Given problem -> Set down each line of the data below exactly as it stands, dropping the pictures.

Provided data ->
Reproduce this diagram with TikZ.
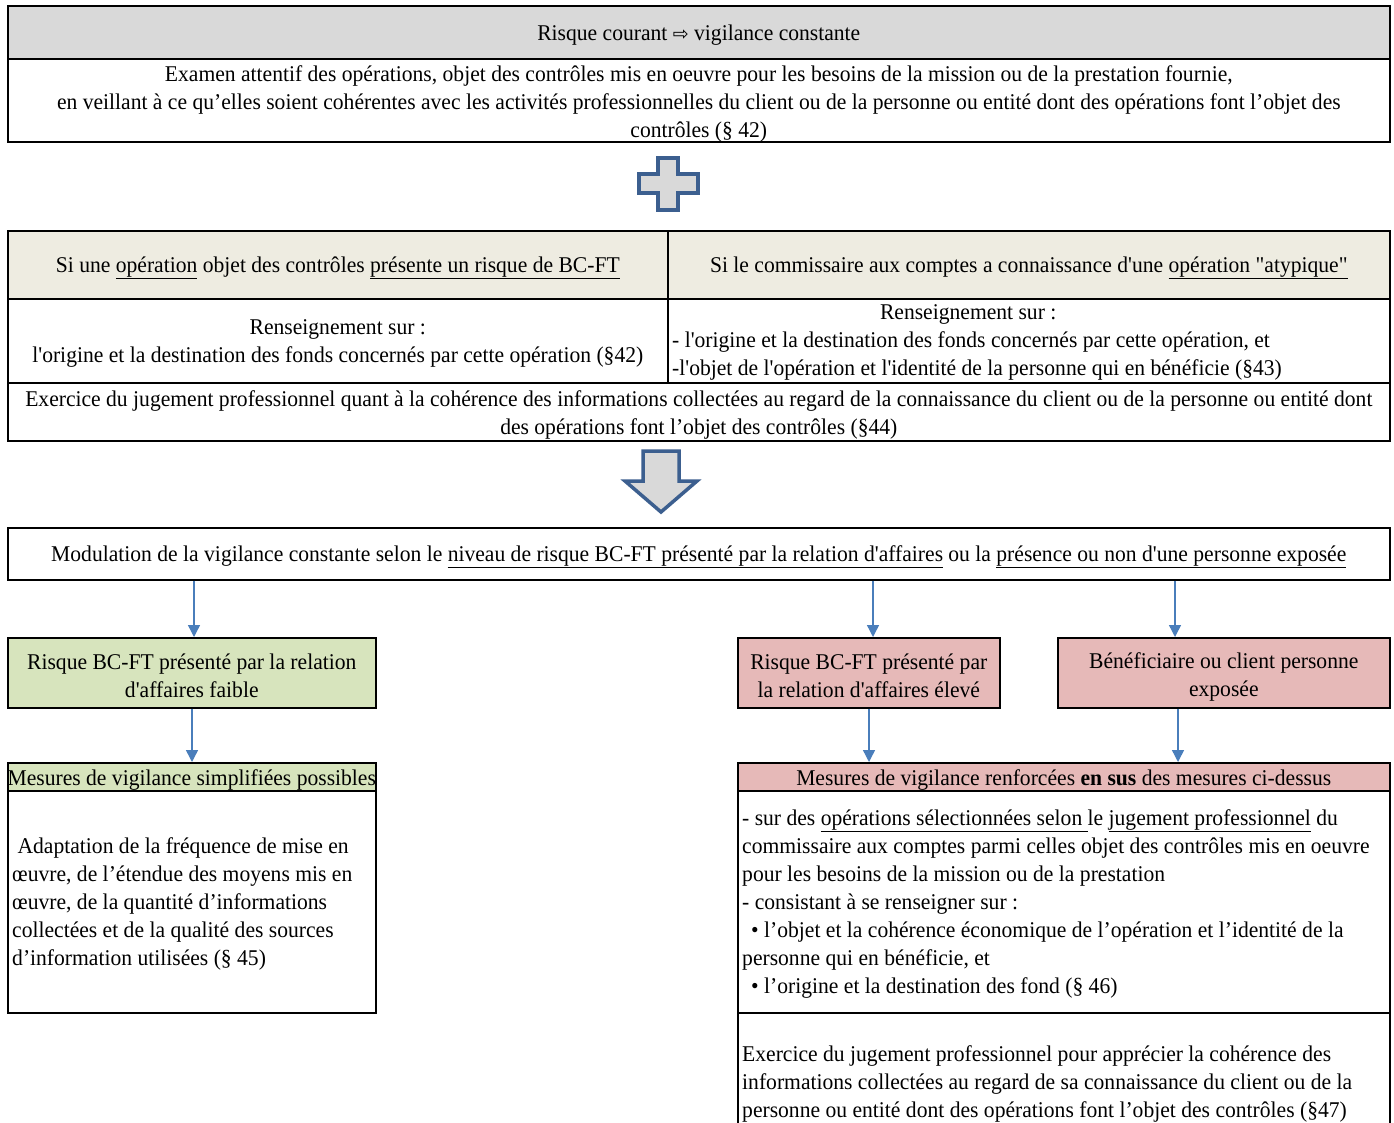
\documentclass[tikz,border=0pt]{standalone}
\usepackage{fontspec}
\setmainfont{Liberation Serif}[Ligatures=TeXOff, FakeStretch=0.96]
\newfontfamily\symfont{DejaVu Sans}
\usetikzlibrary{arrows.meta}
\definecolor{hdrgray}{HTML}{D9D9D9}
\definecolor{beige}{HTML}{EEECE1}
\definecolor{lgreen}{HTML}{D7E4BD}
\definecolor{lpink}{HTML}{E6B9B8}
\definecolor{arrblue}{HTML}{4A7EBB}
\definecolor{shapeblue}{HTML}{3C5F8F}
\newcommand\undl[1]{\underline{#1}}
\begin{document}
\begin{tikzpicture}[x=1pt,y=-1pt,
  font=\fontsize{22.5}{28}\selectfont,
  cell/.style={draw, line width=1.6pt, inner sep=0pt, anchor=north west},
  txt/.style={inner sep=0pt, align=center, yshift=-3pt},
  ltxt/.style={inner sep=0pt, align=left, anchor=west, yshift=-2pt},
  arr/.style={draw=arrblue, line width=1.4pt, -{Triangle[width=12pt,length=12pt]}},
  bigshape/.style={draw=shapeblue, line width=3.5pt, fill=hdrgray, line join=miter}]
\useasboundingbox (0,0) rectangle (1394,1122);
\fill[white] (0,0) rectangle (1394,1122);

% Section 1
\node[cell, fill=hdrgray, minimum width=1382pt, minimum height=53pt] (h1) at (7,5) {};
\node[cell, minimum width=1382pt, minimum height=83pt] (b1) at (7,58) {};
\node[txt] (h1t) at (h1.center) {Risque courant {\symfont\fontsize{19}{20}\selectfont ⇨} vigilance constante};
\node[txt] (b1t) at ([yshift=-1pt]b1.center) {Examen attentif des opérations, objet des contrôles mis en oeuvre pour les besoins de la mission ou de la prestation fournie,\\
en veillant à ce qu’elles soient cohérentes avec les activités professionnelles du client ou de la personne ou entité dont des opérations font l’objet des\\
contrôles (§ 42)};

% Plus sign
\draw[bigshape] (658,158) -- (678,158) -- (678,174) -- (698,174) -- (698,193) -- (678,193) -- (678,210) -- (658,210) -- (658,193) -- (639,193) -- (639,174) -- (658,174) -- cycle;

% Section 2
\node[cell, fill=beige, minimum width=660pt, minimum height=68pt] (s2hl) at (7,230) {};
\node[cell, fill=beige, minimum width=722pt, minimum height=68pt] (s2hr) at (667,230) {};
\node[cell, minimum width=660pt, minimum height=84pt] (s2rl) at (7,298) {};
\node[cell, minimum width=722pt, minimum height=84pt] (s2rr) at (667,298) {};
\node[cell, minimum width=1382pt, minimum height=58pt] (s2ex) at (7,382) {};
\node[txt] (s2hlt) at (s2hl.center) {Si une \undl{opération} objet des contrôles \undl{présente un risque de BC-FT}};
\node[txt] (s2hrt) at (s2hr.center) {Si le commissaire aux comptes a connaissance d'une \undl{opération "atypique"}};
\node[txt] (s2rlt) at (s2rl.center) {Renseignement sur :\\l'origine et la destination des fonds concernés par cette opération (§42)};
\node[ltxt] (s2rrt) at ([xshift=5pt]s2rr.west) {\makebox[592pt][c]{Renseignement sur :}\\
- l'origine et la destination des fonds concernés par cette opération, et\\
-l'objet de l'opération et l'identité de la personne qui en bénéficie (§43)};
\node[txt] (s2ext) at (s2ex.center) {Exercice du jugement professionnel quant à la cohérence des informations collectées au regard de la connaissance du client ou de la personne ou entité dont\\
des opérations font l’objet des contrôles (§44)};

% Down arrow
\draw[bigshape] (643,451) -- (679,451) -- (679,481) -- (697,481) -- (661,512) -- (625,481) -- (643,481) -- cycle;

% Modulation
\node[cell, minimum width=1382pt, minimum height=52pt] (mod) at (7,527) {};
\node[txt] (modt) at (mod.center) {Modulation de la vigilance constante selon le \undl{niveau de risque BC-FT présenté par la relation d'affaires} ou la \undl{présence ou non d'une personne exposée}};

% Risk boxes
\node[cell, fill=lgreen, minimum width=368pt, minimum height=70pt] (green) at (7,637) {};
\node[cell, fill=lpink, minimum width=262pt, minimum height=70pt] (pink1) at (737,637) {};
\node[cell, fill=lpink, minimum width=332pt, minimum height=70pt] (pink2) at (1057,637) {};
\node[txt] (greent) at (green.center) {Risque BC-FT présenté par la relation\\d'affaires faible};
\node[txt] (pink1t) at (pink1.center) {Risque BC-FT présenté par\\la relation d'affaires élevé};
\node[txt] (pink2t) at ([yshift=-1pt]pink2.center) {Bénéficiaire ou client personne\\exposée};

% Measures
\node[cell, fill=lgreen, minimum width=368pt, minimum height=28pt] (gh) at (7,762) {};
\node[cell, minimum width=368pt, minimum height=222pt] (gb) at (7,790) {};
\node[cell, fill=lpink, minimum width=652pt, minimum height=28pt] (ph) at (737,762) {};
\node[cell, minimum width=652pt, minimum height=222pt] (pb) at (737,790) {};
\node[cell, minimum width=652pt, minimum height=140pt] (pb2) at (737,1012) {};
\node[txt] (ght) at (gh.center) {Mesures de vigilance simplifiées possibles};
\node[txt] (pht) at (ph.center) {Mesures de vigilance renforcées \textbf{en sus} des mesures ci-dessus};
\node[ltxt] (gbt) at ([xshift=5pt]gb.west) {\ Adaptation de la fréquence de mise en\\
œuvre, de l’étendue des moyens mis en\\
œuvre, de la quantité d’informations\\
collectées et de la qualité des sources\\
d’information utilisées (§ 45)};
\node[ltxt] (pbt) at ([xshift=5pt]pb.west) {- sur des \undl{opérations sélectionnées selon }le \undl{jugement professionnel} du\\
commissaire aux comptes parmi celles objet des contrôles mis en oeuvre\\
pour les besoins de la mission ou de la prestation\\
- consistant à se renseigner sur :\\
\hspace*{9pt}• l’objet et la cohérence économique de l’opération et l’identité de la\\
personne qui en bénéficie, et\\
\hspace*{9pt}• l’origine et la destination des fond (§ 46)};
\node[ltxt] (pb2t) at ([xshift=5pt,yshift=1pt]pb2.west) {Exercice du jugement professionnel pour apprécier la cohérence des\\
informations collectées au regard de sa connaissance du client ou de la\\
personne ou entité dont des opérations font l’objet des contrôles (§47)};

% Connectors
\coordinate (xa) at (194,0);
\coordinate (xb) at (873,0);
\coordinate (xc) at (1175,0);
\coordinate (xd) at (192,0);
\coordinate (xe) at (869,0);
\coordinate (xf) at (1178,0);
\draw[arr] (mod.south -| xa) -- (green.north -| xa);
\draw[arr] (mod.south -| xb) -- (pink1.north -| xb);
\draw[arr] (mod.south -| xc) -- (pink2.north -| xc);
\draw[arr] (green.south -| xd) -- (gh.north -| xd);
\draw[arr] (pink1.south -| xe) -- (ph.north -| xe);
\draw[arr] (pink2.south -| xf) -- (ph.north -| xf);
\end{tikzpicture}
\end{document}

Answer in full ->
Reproduce this diagram with TikZ.
\documentclass[tikz,border=0pt]{standalone}
\usepackage{fontspec}
\setmainfont{Liberation Serif}[Ligatures=TeXOff, FakeStretch=0.96]
\newfontfamily\symfont{DejaVu Sans}
\usetikzlibrary{arrows.meta}
\definecolor{hdrgray}{HTML}{D9D9D9}
\definecolor{beige}{HTML}{EEECE1}
\definecolor{lgreen}{HTML}{D7E4BD}
\definecolor{lpink}{HTML}{E6B9B8}
\definecolor{arrblue}{HTML}{4A7EBB}
\definecolor{shapeblue}{HTML}{3C5F8F}
\newcommand\undl[1]{\underline{#1}}
\begin{document}
\begin{tikzpicture}[x=1pt,y=-1pt,
  font=\fontsize{22.5}{28}\selectfont,
  cell/.style={draw, line width=1.6pt, inner sep=0pt, anchor=north west},
  txt/.style={inner sep=0pt, align=center, yshift=-3pt},
  ltxt/.style={inner sep=0pt, align=left, anchor=west, yshift=-2pt},
  arr/.style={draw=arrblue, line width=1.4pt, -{Triangle[width=12pt,length=12pt]}},
  bigshape/.style={draw=shapeblue, line width=3.5pt, fill=hdrgray, line join=miter}]
\useasboundingbox (0,0) rectangle (1394,1122);
\fill[white] (0,0) rectangle (1394,1122);

% Section 1
\node[cell, fill=hdrgray, minimum width=1382pt, minimum height=53pt] (h1) at (7,5) {};
\node[cell, minimum width=1382pt, minimum height=83pt] (b1) at (7,58) {};
\node[txt] (h1t) at (h1.center) {Risque courant {\symfont\fontsize{19}{20}\selectfont ⇨} vigilance constante};
\node[txt] (b1t) at ([yshift=-1pt]b1.center) {Examen attentif des opérations, objet des contrôles mis en oeuvre pour les besoins de la mission ou de la prestation fournie,\\
en veillant à ce qu’elles soient cohérentes avec les activités professionnelles du client ou de la personne ou entité dont des opérations font l’objet des\\
contrôles (§ 42)};

% Plus sign
\draw[bigshape] (658,158) -- (678,158) -- (678,174) -- (698,174) -- (698,193) -- (678,193) -- (678,210) -- (658,210) -- (658,193) -- (639,193) -- (639,174) -- (658,174) -- cycle;

% Section 2
\node[cell, fill=beige, minimum width=660pt, minimum height=68pt] (s2hl) at (7,230) {};
\node[cell, fill=beige, minimum width=722pt, minimum height=68pt] (s2hr) at (667,230) {};
\node[cell, minimum width=660pt, minimum height=84pt] (s2rl) at (7,298) {};
\node[cell, minimum width=722pt, minimum height=84pt] (s2rr) at (667,298) {};
\node[cell, minimum width=1382pt, minimum height=58pt] (s2ex) at (7,382) {};
\node[txt] (s2hlt) at (s2hl.center) {Si une \undl{opération} objet des contrôles \undl{présente un risque de BC-FT}};
\node[txt] (s2hrt) at (s2hr.center) {Si le commissaire aux comptes a connaissance d'une \undl{opération "atypique"}};
\node[txt] (s2rlt) at (s2rl.center) {Renseignement sur :\\l'origine et la destination des fonds concernés par cette opération (§42)};
\node[ltxt] (s2rrt) at ([xshift=5pt]s2rr.west) {\makebox[592pt][c]{Renseignement sur :}\\
- l'origine et la destination des fonds concernés par cette opération, et\\
-l'objet de l'opération et l'identité de la personne qui en bénéficie (§43)};
\node[txt] (s2ext) at (s2ex.center) {Exercice du jugement professionnel quant à la cohérence des informations collectées au regard de la connaissance du client ou de la personne ou entité dont\\
des opérations font l’objet des contrôles (§44)};

% Down arrow
\draw[bigshape] (643,451) -- (679,451) -- (679,481) -- (697,481) -- (661,512) -- (625,481) -- (643,481) -- cycle;

% Modulation
\node[cell, minimum width=1382pt, minimum height=52pt] (mod) at (7,527) {};
\node[txt] (modt) at (mod.center) {Modulation de la vigilance constante selon le \undl{niveau de risque BC-FT présenté par la relation d'affaires} ou la \undl{présence ou non d'une personne exposée}};

% Risk boxes
\node[cell, fill=lgreen, minimum width=368pt, minimum height=70pt] (green) at (7,637) {};
\node[cell, fill=lpink, minimum width=262pt, minimum height=70pt] (pink1) at (737,637) {};
\node[cell, fill=lpink, minimum width=332pt, minimum height=70pt] (pink2) at (1057,637) {};
\node[txt] (greent) at (green.center) {Risque BC-FT présenté par la relation\\d'affaires faible};
\node[txt] (pink1t) at (pink1.center) {Risque BC-FT présenté par\\la relation d'affaires élevé};
\node[txt] (pink2t) at ([yshift=-1pt]pink2.center) {Bénéficiaire ou client personne\\exposée};

% Measures
\node[cell, fill=lgreen, minimum width=368pt, minimum height=28pt] (gh) at (7,762) {};
\node[cell, minimum width=368pt, minimum height=222pt] (gb) at (7,790) {};
\node[cell, fill=lpink, minimum width=652pt, minimum height=28pt] (ph) at (737,762) {};
\node[cell, minimum width=652pt, minimum height=222pt] (pb) at (737,790) {};
\node[cell, minimum width=652pt, minimum height=140pt] (pb2) at (737,1012) {};
\node[txt] (ght) at (gh.center) {Mesures de vigilance simplifiées possibles};
\node[txt] (pht) at (ph.center) {Mesures de vigilance renforcées \textbf{en sus} des mesures ci-dessus};
\node[ltxt] (gbt) at ([xshift=5pt]gb.west) {\ Adaptation de la fréquence de mise en\\
œuvre, de l’étendue des moyens mis en\\
œuvre, de la quantité d’informations\\
collectées et de la qualité des sources\\
d’information utilisées (§ 45)};
\node[ltxt] (pbt) at ([xshift=5pt]pb.west) {- sur des \undl{opérations sélectionnées selon }le \undl{jugement professionnel} du\\
commissaire aux comptes parmi celles objet des contrôles mis en oeuvre\\
pour les besoins de la mission ou de la prestation\\
- consistant à se renseigner sur :\\
\hspace*{9pt}• l’objet et la cohérence économique de l’opération et l’identité de la\\
personne qui en bénéficie, et\\
\hspace*{9pt}• l’origine et la destination des fond (§ 46)};
\node[ltxt] (pb2t) at ([xshift=5pt,yshift=1pt]pb2.west) {Exercice du jugement professionnel pour apprécier la cohérence des\\
informations collectées au regard de sa connaissance du client ou de la\\
personne ou entité dont des opérations font l’objet des contrôles (§47)};

% Connectors
\coordinate (xa) at (194,0);
\coordinate (xb) at (873,0);
\coordinate (xc) at (1175,0);
\coordinate (xd) at (192,0);
\coordinate (xe) at (869,0);
\coordinate (xf) at (1178,0);
\draw[arr] (mod.south -| xa) -- (green.north -| xa);
\draw[arr] (mod.south -| xb) -- (pink1.north -| xb);
\draw[arr] (mod.south -| xc) -- (pink2.north -| xc);
\draw[arr] (green.south -| xd) -- (gh.north -| xd);
\draw[arr] (pink1.south -| xe) -- (ph.north -| xe);
\draw[arr] (pink2.south -| xf) -- (ph.north -| xf);
\end{tikzpicture}
\end{document}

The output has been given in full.